GIVEN INSTRUCTION: Tally the lines of the listing that contain the word "with", then give the total and nothing else.

** begin RECORDS FOR THE EXERCISE **

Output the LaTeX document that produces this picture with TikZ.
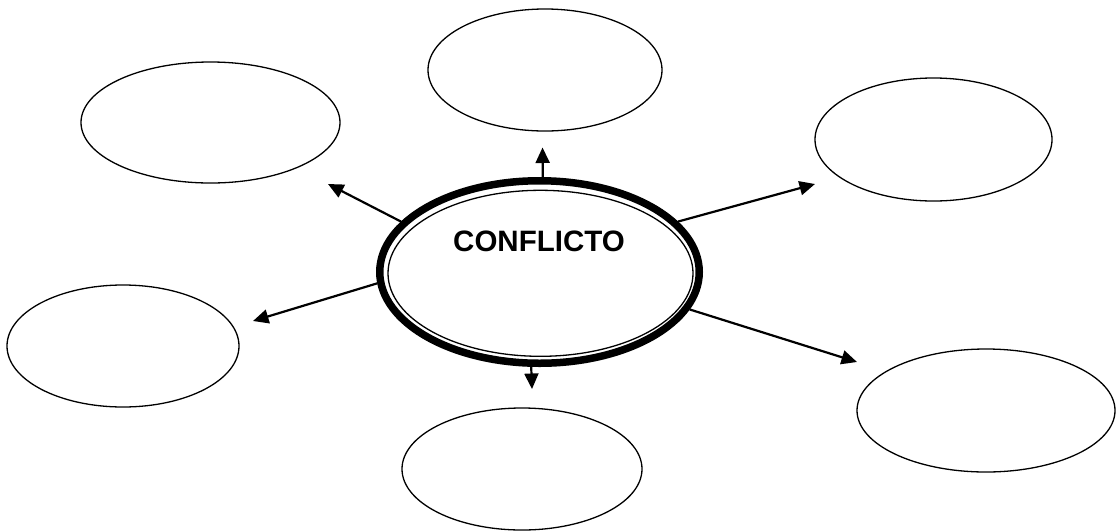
\documentclass[tikz,border=0pt]{standalone}
\usepackage{fontspec}
\setmainfont{Liberation Sans}
\usetikzlibrary{shapes.geometric,arrows.meta}
\begin{document}
\begin{tikzpicture}[x=1pt,y=-1pt,
  sat/.style={draw, ellipse, line width=1.3pt, inner sep=0pt},
  conn/.style={line width=2.2pt, -{Triangle[length=15.5pt,width=14pt]}}]
\useasboundingbox (0,0) rectangle (1116,531);
% central ellipse
\node[draw, ellipse, line width=7.5pt, minimum width=319.5pt, minimum height=182.5pt, inner sep=0pt] (c) at (539.5,272) {};
\node[draw, ellipse, line width=1.3pt, minimum width=305pt, minimum height=166pt, inner sep=0pt] (ci) at (540.5,273.3) {};
\node[anchor=base, font=\bfseries\fontsize{29.5}{34}\selectfont, inner sep=0pt] (t) at (539,251) {CONFLICTO};
% satellites
\node[sat, minimum width=259pt, minimum height=121pt] (s1) at (210.5,122.5) {};
\node[sat, minimum width=234pt, minimum height=122pt] (s2) at (545,70) {};
\node[sat, minimum width=237pt, minimum height=123pt] (s3) at (933.5,139.5) {};
\node[sat, minimum width=232pt, minimum height=122pt] (s4) at (123,346) {};
\node[sat, minimum width=240pt, minimum height=122pt] (s5) at (522,469) {};
\node[sat, minimum width=258pt, minimum height=123pt] (s6) at (986,410.5) {};
% arrow tips
\coordinate (tUp) at (542.5,147.5);
\coordinate (tDown) at (532,389);
\coordinate (tUL) at (328,184);
\coordinate (tL) at (253,321);
\coordinate (tUR) at (815,184);
\coordinate (tLR) at (857,362);
% connectors
\draw[conn] (c.88.3) -- (tUp);
\draw[conn] (c.265.5) -- (tDown);
\draw[conn] (c.160.5) -- (tUL);
\draw[conn] (c.184.75) -- (tL);
\draw[conn] (c.20) -- (tUR);
\draw[conn] (c.346) -- (tLR);
\end{tikzpicture}
\end{document}
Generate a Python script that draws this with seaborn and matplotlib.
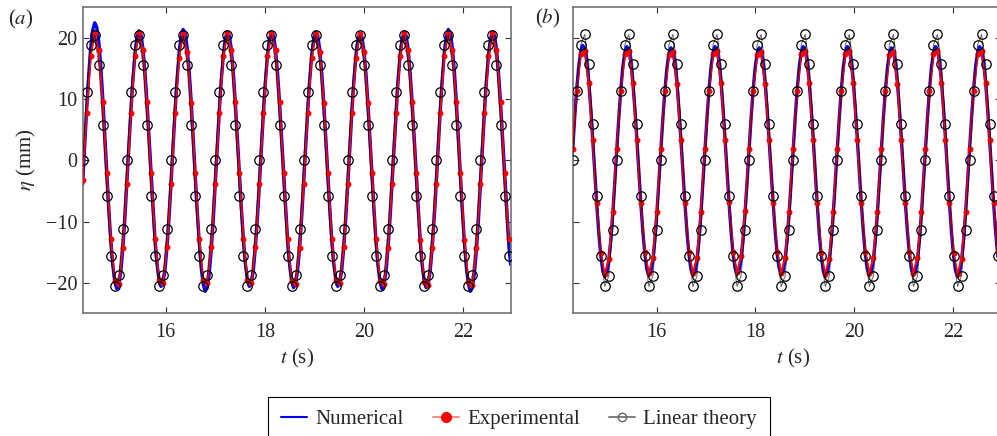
import numpy as np
import matplotlib.pyplot as plt
import seaborn as sns
from matplotlib.lines import Line2D

# sampling of the three series (s)
dt_num = 0.893 / 22
dt_pts = 0.893 / 11
t_start_a = 14.32
t_start_b = 14.30

# (a) surface elevation eta (mm)
num_a = [-3.9,
         2.2, 8.4, 13.9, 18.4, 21.3, 22.5, 21.8, 19.5, 15.5, 10.3, 4.2,
         -2.0, -7.8, -13.0, -17.1, -19.9, -21.0, -20.4, -18.2, -14.4, -9.6, -3.9,
         2.1, 7.9, 13.1, 17.3, 20.1, 21.2, 20.6, 18.3, 14.6, 9.7, 4.0,
         -2.0, -7.7, -12.8, -16.8, -19.5, -20.6, -20.0, -17.8, -14.2, -9.4, -3.9,
         2.1, 8.0, 13.2, 17.5, 20.2, 21.4, 20.8, 18.5, 14.7, 9.8, 4.0,
         -2.1, -8.0, -13.2, -17.5, -20.2, -21.4, -20.8, -18.5, -14.7, -9.8, -4.0,
         2.0, 7.8, 13.0, 17.1, 19.9, 21.0, 20.4, 18.2, 14.4, 9.6, 3.9,
         -2.0, -7.7, -12.8, -16.8, -19.5, -20.6, -20.0, -17.8, -14.2, -9.4, -3.9,
         2.0, 7.8, 13.0, 17.1, 19.9, 21.0, 20.4, 18.2, 14.4, 9.6, 3.9,
         -2.0, -7.8, -12.9, -17.0, -19.7, -20.8, -20.2, -18.0, -14.3, -9.5, -3.9,
         2.0, 7.8, 13.0, 17.1, 19.9, 21.0, 20.4, 18.2, 14.4, 9.6, 3.9,
         -2.0, -7.7, -12.8, -16.8, -19.5, -20.6, -20.0, -17.8, -14.2, -9.4, -3.9,
         2.0, 7.8, 12.9, 17.0, 19.7, 20.8, 20.2, 18.0, 14.3, 9.5, 3.9,
         -2.0, -7.8, -13.0, -17.1, -19.9, -21.0, -20.4, -18.2, -14.4, -9.6, -3.9,
         2.0, 7.8, 13.0, 17.1, 19.9, 21.0, 20.4, 18.2, 14.4, 9.6, 3.9,
         -2.0, -7.8, -12.9, -17.0, -19.7, -20.8, -20.2, -18.0, -14.3, -9.5, -3.9,
         2.1, 8.0, 13.2, 17.5, 20.2, 21.4, 20.8, 18.5, 14.7, 9.8, 4.0,
         -2.1, -8.0, -13.2, -17.5, -20.2, -21.4, -20.8, -18.5, -14.7, -9.8, -4.0,
         2.0, 7.8, 13.0, 17.1, 19.9, 21.0, 20.4, 18.2, 14.4, 9.6, 3.9,
         -2.0, -7.8, -12.9, -17.0]

exp_a = [-3.2,
         7.8, 17.0, 20.8, 18.0, 9.5, -2.0, -12.9, -19.7, -20.2, -14.3, -3.9,
         7.8, 17.0, 20.8, 18.0, 9.5, -2.0, -12.8, -19.5, -20.0, -14.2, -3.9,
         7.7, 16.8, 20.6, 17.8, 9.4, -2.0, -12.8, -19.5, -20.0, -14.2, -3.9,
         7.8, 17.0, 20.8, 18.0, 9.5, -2.0, -12.8, -19.5, -20.0, -14.2, -3.9,
         7.8, 17.0, 20.8, 18.0, 9.5, -2.0, -12.9, -19.7, -20.2, -14.3, -3.9,
         7.7, 16.8, 20.6, 17.8, 9.4, -2.0, -12.8, -19.5, -20.0, -14.2, -3.9,
         7.7, 16.8, 20.6, 17.8, 9.4, -2.0, -12.9, -19.7, -20.2, -14.3, -3.9,
         7.8, 17.0, 20.8, 18.0, 9.5, -2.0, -13.0, -19.9, -20.4, -14.4, -3.9,
         7.8, 17.0, 20.8, 18.0, 9.5, -2.0, -13.0, -19.9, -20.4, -14.4, -3.9,
         7.8, 17.0, 20.8, 18.0, 9.5, -2.0, -12.9]

lin_a = [0.0, 11.2, 18.8, 20.5, 15.6, 5.8, -5.8, -15.6, -20.5, -18.8, -11.2,
         0.0, 11.2, 18.8, 20.5, 15.6, 5.8, -5.8, -15.6, -20.5, -18.8, -11.2,
         0.0, 11.2, 18.8, 20.5, 15.6, 5.8, -5.8, -15.6, -20.5, -18.8, -11.2,
         0.0, 11.2, 18.8, 20.5, 15.6, 5.8, -5.8, -15.6, -20.5, -18.8, -11.2,
         0.0, 11.2, 18.8, 20.5, 15.6, 5.8, -5.8, -15.6, -20.5, -18.8, -11.2,
         0.0, 11.2, 18.8, 20.5, 15.6, 5.8, -5.8, -15.6, -20.5, -18.8, -11.2,
         0.0, 11.2, 18.8, 20.5, 15.6, 5.8, -5.8, -15.6, -20.5, -18.8, -11.2,
         0.0, 11.2, 18.8, 20.5, 15.6, 5.8, -5.8, -15.6, -20.5, -18.8, -11.2,
         0.0, 11.2, 18.8, 20.5, 15.6, 5.8, -5.8, -15.6, -20.5, -18.8, -11.2,
         0.0, 11.2, 18.8, 20.5, 15.6, 5.8, -5.8, -15.6]

# (b)
num_b = [1.8, 7.0, 11.6, 15.3, 17.8, 18.8, 18.3, 16.3, 12.9, 8.6, 3.5,
         -1.8, -7.1, -11.8, -15.5, -18.0, -19.0, -18.4, -16.4, -13.1, -8.7, -3.6,
         1.8, 6.9, 11.5, 15.2, 17.6, 18.6, 18.1, 16.1, 12.8, 8.5, 3.5,
         -1.8, -7.0, -11.6, -15.3, -17.8, -18.8, -18.3, -16.3, -12.9, -8.6, -3.5,
         1.8, 6.9, 11.4, 15.0, 17.4, 18.4, 17.9, 15.9, 12.7, 8.4, 3.4,
         -1.8, -7.0, -11.6, -15.3, -17.8, -18.8, -18.3, -16.3, -12.9, -8.6, -3.5,
         1.8, 6.9, 11.5, 15.2, 17.6, 18.6, 18.1, 16.1, 12.8, 8.5, 3.5,
         -1.8, -6.9, -11.5, -15.2, -17.6, -18.6, -18.1, -16.1, -12.8, -8.5, -3.5,
         1.8, 6.9, 11.4, 15.0, 17.4, 18.4, 17.9, 15.9, 12.7, 8.4, 3.4,
         -1.8, -6.9, -11.5, -15.2, -17.6, -18.6, -18.1, -16.1, -12.8, -8.5, -3.5,
         1.8, 6.9, 11.5, 15.2, 17.6, 18.6, 18.1, 16.1, 12.8, 8.5, 3.5,
         -1.8, -7.1, -11.8, -15.5, -18.0, -19.0, -18.4, -16.4, -13.1, -8.7, -3.6,
         1.8, 6.9, 11.5, 15.2, 17.6, 18.6, 18.1, 16.1, 12.8, 8.5, 3.5,
         -1.8, -7.0, -11.6, -15.3, -17.8, -18.8, -18.3, -16.3, -12.9, -8.6, -3.5,
         1.8, 6.9, 11.4, 15.0, 17.4, 18.4, 17.9, 15.9, 12.7, 8.4, 3.4,
         -1.8, -7.0, -11.6, -15.3, -17.8, -18.8, -18.3, -16.3, -12.9, -8.6, -3.5,
         1.8, 6.9, 11.5, 15.2, 17.6, 18.6, 18.1, 16.1, 12.8, 8.5, 3.5,
         -1.8, -7.1, -11.8, -15.5, -18.0, -19.0, -18.4, -16.4, -13.1, -8.7, -3.6,
         1.8, 6.9, 11.5, 15.2, 17.6, 18.6, 18.1, 16.1, 12.8, 8.5, 3.5,
         -1.8, -7.0, -11.6, -15.3, -17.8]

exp_b = [1.8, 11.4, 17.4, 17.9, 12.7, 3.4, -6.9, -15.2, -18.6, -16.1, -8.5,
         1.8, 11.4, 17.4, 17.9, 12.7, 3.4, -6.9, -15.0, -18.4, -15.9, -8.4,
         1.8, 11.3, 17.2, 17.7, 12.5, 3.4, -6.9, -15.0, -18.4, -15.9, -8.4,
         1.8, 11.4, 17.4, 17.9, 12.7, 3.4, -6.8, -14.9, -18.2, -15.7, -8.3,
         1.8, 11.3, 17.2, 17.7, 12.5, 3.4, -6.9, -15.0, -18.4, -15.9, -8.4,
         1.8, 11.4, 17.4, 17.9, 12.7, 3.4, -6.9, -15.2, -18.6, -16.1, -8.5,
         1.8, 11.4, 17.4, 17.9, 12.7, 3.4, -6.9, -15.0, -18.4, -15.9, -8.4,
         1.8, 11.3, 17.2, 17.7, 12.5, 3.4, -6.9, -15.0, -18.4, -15.9, -8.4,
         1.8, 11.4, 17.4, 17.9, 12.7, 3.4, -6.9, -15.2, -18.6, -16.1, -8.5,
         1.8, 11.4, 17.4, 17.9, 12.7, 3.4, -6.9, -15.0]

lin_b = [0.0, 11.3, 18.9, 20.6, 15.7, 5.9, -5.9, -15.7, -20.6, -18.9, -11.3,
         0.0, 11.3, 18.9, 20.6, 15.7, 5.9, -5.9, -15.7, -20.6, -18.9, -11.3,
         0.0, 11.3, 18.9, 20.6, 15.7, 5.9, -5.9, -15.7, -20.6, -18.9, -11.3,
         0.0, 11.3, 18.9, 20.6, 15.7, 5.9, -5.9, -15.7, -20.6, -18.9, -11.3,
         0.0, 11.3, 18.9, 20.6, 15.7, 5.9, -5.9, -15.7, -20.6, -18.9, -11.3,
         0.0, 11.3, 18.9, 20.6, 15.7, 5.9, -5.9, -15.7, -20.6, -18.9, -11.3,
         0.0, 11.3, 18.9, 20.6, 15.7, 5.9, -5.9, -15.7, -20.6, -18.9, -11.3,
         0.0, 11.3, 18.9, 20.6, 15.7, 5.9, -5.9, -15.7, -20.6, -18.9, -11.3,
         0.0, 11.3, 18.9, 20.6, 15.7, 5.9, -5.9, -15.7, -20.6, -18.9, -11.3,
         0.0, 11.3, 18.9, 20.6, 15.7, 5.9, -5.9, -15.7]

x_ticks = [16, 18, 20, 22]
y_ticks = [-20, -10, 0, 10, 20]
labels = ['Numerical', 'Experimental', 'Linear theory']

sns.set_style('ticks')
plt.rcParams['font.family'] = ['Liberation Serif', 'DejaVu Serif']
plt.rcParams['mathtext.fontset'] = 'stix'

fig = plt.figure(figsize=(9.97, 4.36), dpi=100)
ax_a = fig.add_axes([0.0829, 0.2814, 0.4299, 0.7014])
ax_b = fig.add_axes([0.5744, 0.2814, 0.4299, 0.7014])

panels = [(ax_a, t_start_a, num_a, exp_a, lin_a, 14.32, 22.98),
          (ax_b, t_start_b, num_b, exp_b, lin_b, 14.30, 22.98)]

for ax, t0, num, exp, lin, x0, x1 in panels:
    t_num = t0 + np.arange(len(num)) * dt_num
    t_exp = t0 + np.arange(len(exp)) * dt_pts
    t_lin = t0 + np.arange(len(lin)) * dt_pts

    sns.lineplot(x=t_num, y=num, ax=ax, color='blue', lw=2.4,
                 sort=False, estimator=None, zorder=2)
    sns.lineplot(x=t_exp, y=exp, ax=ax, color='red', lw=1.4, marker='o',
                 markersize=4.3, markeredgewidth=0, sort=False, estimator=None, zorder=3)
    sns.lineplot(x=t_lin, y=lin, ax=ax, color='black', lw=0.7, marker='o',
                 markersize=6.8, markerfacecolor='none', markeredgecolor='black',
                 markeredgewidth=0.9, sort=False, estimator=None, zorder=4)
    ax.lines[-1].set_color((0, 0, 0, 0.6))
    ax.lines[-1].set_markeredgecolor('black')

    ax.set_xlim(x0, x1)
    ax.set_ylim(-25, 25)
    ax.set_xticks(x_ticks)
    ax.set_yticks(y_ticks)
    ax.set_xlabel('')
    ax.set_ylabel('')
    ax.tick_params(direction='in', top=True, right=True, length=4, width=0.8,
                   labelsize=14.5, color='0.2')
    ax.tick_params(axis='x', pad=7)
    ax.tick_params(axis='y', pad=4)
    for sp in ax.spines.values():
        sp.set_color('0.45')
        sp.set_linewidth(1.2)

ax_b.tick_params(labelleft=False)

fig.text(21 / 997, 1 - 19 / 436, '($a$)', ha='center', va='center', fontsize=15)
fig.text(548 / 997, 1 - 18 / 436, '($b$)', ha='center', va='center', fontsize=15)
fig.text(26 / 997, 1 - 160 / 436, r'$\eta$ (mm)', rotation=90,
         ha='center', va='center', fontsize=15)
fig.text(297 / 997, 1 - 358 / 436, '$t$ (s)', ha='center', va='center', fontsize=15)
fig.text(793 / 997, 1 - 358 / 436, '$t$ (s)', ha='center', va='center', fontsize=15)

handles = [Line2D([], [], color='blue', lw=1.5),
           Line2D([], [], color=(1, 0, 0, 0.5), lw=1.3, marker='o', markersize=7,
                  markerfacecolor='red', markeredgecolor='red'),
           Line2D([], [], color='0.45', lw=1.3, marker='o', markersize=6,
                  markerfacecolor='none', markeredgecolor='0.4', markeredgewidth=1.0)]
leg = fig.legend(handles, labels, loc='upper center', bbox_to_anchor=(0.5206, 0.0894),
                 ncol=3, fontsize=15, frameon=True, fancybox=False, framealpha=1,
                 edgecolor='black', handlelength=1.25, handletextpad=0.4,
                 columnspacing=1.4, borderpad=0.6, borderaxespad=0)
leg.get_frame().set_linewidth(0.8)

fig.savefig('out.png', dpi=100)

** end RECORDS FOR THE EXERCISE **

RESULT: 2